You really need a good collaboration between legal specialists and business people to forge out what is in the different areas in a good way. In general, legal basis for a use case must be evaluated based on (1) the purpose, (2) the type of data processing, (3) what the data source is and (4) if data transfers are happening as part of the case. Being able to balance these four elements to land smart legal grounds is a capability your org must master if you have plans to personalize based on data.
Important last storm warning: New updated rules on ePrivacy comes worst case 25th of May with GDPR, but probably later in 2018. It will apply to all electronic communications data — whether personal or not. For digital marketing and data personalization, the legitimate interest clause disappears. In essence, personalized marketing will then require consent with few exceptions.
Strategy 3: Regard Consents as a Value Enabler
In the cases where consent is required, you need to have a clear tactic on how to capture the consents and then activate the customer data for value.
The customer consent value chain can be split into two parts: The first is to acquire the customers consent, the second part is about actually using the consent to create value for the customer and the business. If you study the “E2E Consent to Action Journey” below this concept is visualized.
In the first part of the journey is where you actually capture the consent. The second part is where you utilize the consent and activate the data. The important insight is the symmetric dependency between the flows: (1) Without journey 1, journey 2 becomes worthless. (2) Without journey 2, journey 1 is a waste of time and customer attention.

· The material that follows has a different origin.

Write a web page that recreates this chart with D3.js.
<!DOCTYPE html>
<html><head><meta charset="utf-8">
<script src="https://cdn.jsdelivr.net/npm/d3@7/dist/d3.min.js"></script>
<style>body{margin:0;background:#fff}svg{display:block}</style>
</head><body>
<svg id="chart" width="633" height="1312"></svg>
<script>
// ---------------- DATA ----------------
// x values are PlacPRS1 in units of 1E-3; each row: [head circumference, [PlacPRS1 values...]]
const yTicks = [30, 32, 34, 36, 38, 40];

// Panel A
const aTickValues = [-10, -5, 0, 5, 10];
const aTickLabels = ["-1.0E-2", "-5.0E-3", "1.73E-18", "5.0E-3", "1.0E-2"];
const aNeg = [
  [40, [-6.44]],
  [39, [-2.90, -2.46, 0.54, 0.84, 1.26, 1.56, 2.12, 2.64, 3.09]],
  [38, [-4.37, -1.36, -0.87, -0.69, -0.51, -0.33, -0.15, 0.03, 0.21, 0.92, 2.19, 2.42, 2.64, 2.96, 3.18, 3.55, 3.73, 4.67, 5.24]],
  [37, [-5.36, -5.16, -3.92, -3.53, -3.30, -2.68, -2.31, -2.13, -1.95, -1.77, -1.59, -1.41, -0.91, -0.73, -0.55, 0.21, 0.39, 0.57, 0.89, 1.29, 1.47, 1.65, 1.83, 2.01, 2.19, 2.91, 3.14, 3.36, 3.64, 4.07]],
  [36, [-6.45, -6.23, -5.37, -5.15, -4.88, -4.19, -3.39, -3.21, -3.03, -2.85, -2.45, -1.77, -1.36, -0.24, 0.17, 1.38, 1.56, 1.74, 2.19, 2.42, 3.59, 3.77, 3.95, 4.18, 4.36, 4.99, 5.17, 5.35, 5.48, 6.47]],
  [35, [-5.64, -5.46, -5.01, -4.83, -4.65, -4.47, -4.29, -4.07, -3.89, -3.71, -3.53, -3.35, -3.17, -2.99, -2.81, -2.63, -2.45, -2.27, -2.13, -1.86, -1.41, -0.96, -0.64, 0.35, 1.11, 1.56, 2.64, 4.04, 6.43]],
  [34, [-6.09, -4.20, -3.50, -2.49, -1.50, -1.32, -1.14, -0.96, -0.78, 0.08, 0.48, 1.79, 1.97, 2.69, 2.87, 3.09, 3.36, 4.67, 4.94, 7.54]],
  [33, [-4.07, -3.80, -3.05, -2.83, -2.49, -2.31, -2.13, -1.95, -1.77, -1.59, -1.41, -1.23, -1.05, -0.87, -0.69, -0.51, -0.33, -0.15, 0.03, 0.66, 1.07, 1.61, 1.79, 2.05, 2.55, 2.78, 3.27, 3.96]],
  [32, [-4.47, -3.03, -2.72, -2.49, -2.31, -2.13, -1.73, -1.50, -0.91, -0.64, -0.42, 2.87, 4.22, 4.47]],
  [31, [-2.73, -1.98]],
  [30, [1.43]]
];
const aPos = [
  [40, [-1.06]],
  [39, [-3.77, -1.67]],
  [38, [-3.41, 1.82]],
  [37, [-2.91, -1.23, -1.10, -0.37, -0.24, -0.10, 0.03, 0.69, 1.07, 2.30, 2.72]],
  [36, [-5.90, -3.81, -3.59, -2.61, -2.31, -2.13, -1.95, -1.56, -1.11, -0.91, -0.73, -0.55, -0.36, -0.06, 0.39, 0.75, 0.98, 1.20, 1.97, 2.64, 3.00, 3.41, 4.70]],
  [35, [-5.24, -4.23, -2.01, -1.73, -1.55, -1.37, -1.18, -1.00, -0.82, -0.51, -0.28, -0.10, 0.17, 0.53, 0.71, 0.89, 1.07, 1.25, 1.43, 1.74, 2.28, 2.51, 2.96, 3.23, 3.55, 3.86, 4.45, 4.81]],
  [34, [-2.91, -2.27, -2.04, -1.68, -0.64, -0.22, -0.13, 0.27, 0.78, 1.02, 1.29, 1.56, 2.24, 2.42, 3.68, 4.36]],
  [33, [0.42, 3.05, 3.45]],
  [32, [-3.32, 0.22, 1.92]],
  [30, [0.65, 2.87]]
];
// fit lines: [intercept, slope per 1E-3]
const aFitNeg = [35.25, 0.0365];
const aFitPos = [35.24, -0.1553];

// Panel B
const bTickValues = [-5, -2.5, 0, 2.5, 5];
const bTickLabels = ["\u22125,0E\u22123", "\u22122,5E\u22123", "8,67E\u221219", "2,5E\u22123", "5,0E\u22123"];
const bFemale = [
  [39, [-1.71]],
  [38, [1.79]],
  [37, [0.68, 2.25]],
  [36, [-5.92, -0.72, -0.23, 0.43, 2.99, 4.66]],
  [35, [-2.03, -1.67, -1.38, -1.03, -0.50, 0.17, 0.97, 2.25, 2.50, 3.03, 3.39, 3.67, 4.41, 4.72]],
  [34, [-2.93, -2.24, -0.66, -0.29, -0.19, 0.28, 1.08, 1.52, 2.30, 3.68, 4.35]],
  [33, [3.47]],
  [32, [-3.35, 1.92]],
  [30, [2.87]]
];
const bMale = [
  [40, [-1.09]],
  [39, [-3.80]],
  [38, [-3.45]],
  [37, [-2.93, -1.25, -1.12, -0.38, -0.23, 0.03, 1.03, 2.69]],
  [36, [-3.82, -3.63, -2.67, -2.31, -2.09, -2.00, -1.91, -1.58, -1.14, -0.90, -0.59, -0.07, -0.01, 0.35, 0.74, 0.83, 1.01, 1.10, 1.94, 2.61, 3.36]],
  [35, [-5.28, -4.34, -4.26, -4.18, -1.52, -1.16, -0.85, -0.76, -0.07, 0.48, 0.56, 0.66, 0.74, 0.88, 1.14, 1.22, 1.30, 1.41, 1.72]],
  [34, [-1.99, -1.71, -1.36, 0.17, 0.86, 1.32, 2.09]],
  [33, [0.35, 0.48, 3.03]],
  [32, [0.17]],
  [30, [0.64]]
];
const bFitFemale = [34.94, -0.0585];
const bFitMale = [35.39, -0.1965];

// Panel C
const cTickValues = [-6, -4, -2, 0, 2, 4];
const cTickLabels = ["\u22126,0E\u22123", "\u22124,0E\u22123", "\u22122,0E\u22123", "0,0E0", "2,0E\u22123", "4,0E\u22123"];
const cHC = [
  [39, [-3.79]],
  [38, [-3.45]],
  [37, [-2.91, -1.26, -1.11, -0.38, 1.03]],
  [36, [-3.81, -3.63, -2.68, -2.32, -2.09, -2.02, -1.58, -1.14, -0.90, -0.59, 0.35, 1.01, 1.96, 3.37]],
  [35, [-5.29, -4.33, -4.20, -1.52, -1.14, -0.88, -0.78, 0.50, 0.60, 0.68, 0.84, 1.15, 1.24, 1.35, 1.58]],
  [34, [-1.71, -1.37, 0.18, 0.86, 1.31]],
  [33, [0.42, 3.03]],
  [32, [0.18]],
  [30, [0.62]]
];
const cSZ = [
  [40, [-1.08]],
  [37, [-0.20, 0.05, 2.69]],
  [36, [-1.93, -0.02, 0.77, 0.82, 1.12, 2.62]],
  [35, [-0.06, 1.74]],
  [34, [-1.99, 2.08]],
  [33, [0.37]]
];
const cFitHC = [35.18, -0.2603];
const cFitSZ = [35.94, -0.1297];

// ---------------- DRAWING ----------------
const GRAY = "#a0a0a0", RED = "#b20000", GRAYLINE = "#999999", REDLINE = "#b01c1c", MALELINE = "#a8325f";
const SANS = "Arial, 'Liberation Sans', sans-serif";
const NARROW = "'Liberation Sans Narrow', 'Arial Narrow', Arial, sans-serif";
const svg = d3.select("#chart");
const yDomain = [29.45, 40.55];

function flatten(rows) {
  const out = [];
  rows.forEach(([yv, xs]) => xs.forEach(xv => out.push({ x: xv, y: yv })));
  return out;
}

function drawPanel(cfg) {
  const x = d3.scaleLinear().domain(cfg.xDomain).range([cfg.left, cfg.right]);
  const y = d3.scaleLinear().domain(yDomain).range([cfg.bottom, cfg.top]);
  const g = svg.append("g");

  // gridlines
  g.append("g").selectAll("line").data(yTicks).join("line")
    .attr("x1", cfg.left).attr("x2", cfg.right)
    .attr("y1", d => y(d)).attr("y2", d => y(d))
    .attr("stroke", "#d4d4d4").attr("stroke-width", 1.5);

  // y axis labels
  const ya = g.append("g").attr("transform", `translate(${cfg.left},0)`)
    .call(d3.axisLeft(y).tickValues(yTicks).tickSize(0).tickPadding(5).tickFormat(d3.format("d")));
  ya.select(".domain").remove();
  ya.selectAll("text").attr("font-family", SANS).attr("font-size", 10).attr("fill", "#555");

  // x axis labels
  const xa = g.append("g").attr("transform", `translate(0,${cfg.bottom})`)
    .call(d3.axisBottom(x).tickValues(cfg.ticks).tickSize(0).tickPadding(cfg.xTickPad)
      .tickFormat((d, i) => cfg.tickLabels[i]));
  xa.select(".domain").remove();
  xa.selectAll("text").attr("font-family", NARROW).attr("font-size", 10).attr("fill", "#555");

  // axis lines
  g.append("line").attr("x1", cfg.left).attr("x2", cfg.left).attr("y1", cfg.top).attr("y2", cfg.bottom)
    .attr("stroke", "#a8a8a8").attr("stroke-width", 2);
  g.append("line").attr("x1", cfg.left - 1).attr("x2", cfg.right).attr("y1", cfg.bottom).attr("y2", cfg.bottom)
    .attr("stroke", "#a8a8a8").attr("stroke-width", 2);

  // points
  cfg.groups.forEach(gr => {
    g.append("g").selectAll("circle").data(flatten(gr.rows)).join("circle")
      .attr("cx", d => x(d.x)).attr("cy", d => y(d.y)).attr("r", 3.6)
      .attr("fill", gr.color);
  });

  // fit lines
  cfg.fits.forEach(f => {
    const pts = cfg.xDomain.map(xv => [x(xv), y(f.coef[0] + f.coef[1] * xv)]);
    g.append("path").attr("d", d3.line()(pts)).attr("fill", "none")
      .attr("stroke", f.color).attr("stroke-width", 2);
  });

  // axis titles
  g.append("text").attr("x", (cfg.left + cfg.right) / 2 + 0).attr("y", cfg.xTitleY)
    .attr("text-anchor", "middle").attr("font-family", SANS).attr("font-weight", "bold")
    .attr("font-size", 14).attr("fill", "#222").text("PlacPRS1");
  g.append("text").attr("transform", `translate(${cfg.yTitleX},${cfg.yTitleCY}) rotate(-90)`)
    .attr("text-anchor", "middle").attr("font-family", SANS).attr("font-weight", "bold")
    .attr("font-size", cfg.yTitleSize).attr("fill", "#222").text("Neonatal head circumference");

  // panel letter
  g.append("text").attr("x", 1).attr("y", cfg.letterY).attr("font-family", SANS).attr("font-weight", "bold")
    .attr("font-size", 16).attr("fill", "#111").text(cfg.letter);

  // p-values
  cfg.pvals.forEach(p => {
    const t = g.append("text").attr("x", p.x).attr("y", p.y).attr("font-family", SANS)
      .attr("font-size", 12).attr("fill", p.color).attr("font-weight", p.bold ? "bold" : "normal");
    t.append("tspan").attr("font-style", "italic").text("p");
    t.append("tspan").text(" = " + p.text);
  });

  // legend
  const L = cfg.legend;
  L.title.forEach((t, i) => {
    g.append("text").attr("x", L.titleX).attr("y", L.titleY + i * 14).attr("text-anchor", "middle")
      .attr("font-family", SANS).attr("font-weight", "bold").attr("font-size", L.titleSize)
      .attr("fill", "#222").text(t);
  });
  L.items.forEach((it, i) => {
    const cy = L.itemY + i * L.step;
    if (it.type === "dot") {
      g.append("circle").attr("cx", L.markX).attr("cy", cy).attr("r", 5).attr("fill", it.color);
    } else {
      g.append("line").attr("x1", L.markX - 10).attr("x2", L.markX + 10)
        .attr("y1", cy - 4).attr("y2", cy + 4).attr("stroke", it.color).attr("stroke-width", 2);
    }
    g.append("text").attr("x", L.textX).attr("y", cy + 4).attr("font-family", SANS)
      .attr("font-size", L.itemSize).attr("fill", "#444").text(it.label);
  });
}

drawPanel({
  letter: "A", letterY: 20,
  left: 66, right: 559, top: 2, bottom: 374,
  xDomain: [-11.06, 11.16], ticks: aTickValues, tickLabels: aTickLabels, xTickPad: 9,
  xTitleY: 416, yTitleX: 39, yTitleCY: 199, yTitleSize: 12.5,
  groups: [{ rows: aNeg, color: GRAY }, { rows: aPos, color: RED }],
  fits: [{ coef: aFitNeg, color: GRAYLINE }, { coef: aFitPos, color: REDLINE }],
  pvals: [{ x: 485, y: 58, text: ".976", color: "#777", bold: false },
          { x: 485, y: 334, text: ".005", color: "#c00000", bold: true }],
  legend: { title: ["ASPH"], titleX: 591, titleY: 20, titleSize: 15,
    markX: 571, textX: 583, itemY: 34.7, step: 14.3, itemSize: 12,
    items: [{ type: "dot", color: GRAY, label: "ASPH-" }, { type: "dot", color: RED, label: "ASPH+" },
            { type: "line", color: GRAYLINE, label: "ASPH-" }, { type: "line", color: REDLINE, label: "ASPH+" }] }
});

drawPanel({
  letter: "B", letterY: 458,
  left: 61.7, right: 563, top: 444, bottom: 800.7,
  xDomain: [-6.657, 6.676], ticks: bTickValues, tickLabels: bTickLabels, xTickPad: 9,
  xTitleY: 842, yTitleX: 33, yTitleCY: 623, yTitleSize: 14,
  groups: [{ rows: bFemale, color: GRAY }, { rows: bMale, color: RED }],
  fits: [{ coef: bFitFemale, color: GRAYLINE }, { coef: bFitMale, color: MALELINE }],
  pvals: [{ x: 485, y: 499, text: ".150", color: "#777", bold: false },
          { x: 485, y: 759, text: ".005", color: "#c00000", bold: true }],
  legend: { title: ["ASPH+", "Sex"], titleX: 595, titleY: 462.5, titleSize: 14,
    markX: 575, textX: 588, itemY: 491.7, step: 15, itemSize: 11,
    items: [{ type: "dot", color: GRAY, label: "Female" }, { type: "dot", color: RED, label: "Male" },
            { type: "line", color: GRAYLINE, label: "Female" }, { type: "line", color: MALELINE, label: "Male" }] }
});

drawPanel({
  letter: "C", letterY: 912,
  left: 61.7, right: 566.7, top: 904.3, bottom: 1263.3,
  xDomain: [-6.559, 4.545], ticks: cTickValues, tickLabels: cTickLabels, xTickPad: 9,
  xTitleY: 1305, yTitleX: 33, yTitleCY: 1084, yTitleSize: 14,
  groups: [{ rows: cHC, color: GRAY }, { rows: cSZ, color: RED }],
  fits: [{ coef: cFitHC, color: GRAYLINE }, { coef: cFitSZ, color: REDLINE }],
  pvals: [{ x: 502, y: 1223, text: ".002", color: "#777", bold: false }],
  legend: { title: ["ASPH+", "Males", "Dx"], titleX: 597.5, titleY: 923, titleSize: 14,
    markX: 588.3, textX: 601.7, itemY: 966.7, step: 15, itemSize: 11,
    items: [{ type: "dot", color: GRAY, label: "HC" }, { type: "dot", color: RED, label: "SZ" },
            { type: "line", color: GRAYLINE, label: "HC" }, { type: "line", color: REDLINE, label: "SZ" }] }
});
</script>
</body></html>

The consents becomes like a filter for the addressable customer base you can target. Even though your target audience is larger, you can just address the customers that have given their consent. Hence, investing in a consent without really believing getting a high sales conversion in the final end might not be the optimal strategy. We should invest in consents for customers where firstly there is a high chance of getting acceptance, but secondly and as important that this customer is likely convert to a sale. Hence, thinking end to end is likely the right approach.
So how do we succeed in capturing consents (journey 1)? Few case studies have been published on this. What I have heard at conferences and industry events is that many are worried. There exists a few mentioned examples where consent convergence rates are single digit! That is catastrophic for Journey 2 success. While low, reflect on the fact that the average click through rates for ads are less than 2% for Google, so low consent conversion is not so unlikely.
Fortunately, some cases mentioned are above 50% convergence. How can you achieve such high numbers? Those are closely guarded secrets, but making a consent relevant, well formulated, well designed through the right channel with a clear value prop for the customer is my best advice. Also, plan to do lots of iterative personalized AB testing E2E to get it right.
The concepts around consents might sound somewhat abstract, so let’s give an example. Imagine a bank that wants to sell credit scores to third parties based on their own and third party data. The case likely will require user consent:
- First, set clear KPIs to measure the success of your business objective — you want to monetize credit scores.
- Next, segment out what customers make up your target market to succeed with the objective. Who will have a benefit from the credit scoring service with the partner? Who of your customers will the partner want to approach with credit? Etc.
- Third, model the customers end to end experience. It is likely that much of credit score use case will be run from the partners value chain like a telco doing a credit check in a user sign up flow for a subscription. How will you assure that your relationship to your customers are kept trustful as part of the flow? How will the bank be integrated into the flow? What is the concrete consent text that is both legal and understandable by the customer?
- Lastly, experiment with a small batch of customers. First with user experiments, later with A/B tests where you measure conversion rates for the consent stage and end to end. When you are happy, you can finally launch.
Set the Strategies to Action
I hope you now see that every organization serious about having an effective data and personalization strategy better get their tactics clear on privacy. Here’s a suggestion to prioritizations to make the strategies come alive:
a) Make privacy a Commercial Topic
Error number one organizations are doing right now is this: Business and marketing view privacy the same way security has been viewed — like a technical issue. That is a true path to failure.
CMOs and their organizations must increase their own knowledge on the topic and take ownership for privacy. Do this by allocating top business talent to privacy projects. In this way you can engage and challenge the technical and legal side on the regulations and take clear but well advised business considerations. It is very easy for tech and legal to require customers consent for evert case, but challenge tech if there are ways to anonymize the data and challenge legal if the case can be modified to avoid consent legal basis and have legitimate interest instead.
b) Optimize for your business objectives
It really comes down to focusing on your business objectives. As we have seen, you have 3 core strategies to focus on for your cases, and getting them right and really mastering the strategy chart will make you successful. When it comes to the data consent part, there are many pitfalls, but also strategic advantages to achieve if you get it right. My best advice is to focus on some key KPIs to target for your data and analytics strategy (see Make your Data a Source for Peak Growth).
c) Focus relentlessly on the user experience
As we have seen do not underestimate UX/UI in your privacy initiatives. A badly formulated or designed consent can give low convergence rates and failure in data activation. Likewise, a poorly designed privacy control panel or user journey around handling of the customers legal rights can make a customer churn the company due to trust issues.
What can you do? First, integrate consent management into you CLM and omni-channel initiatives. In this way you can get a holistic perspective on the privacy aspects of the initiatives. You will need in some way be able to create a trustful and natural dialogue with the customer where you present a consent and she/he feels they get some benefit in return. Second, copywriting consents will become an art. Put communication talent together with legal to work on the formulations. Third, be experimental in your approach and use A/B testing to improve results. There are no clear rules for how to succeed and all are struggling. By being agile and experimental in this you can get an advantage to your competition.
In the end, your total setup on data governance, analytics and privacy will be a key in how to establish a trustful relationship with your customers to your brand (read this). My hope is that the strategies presented here can help you establish such a sound and trustful setup that also lets you capture value for your business.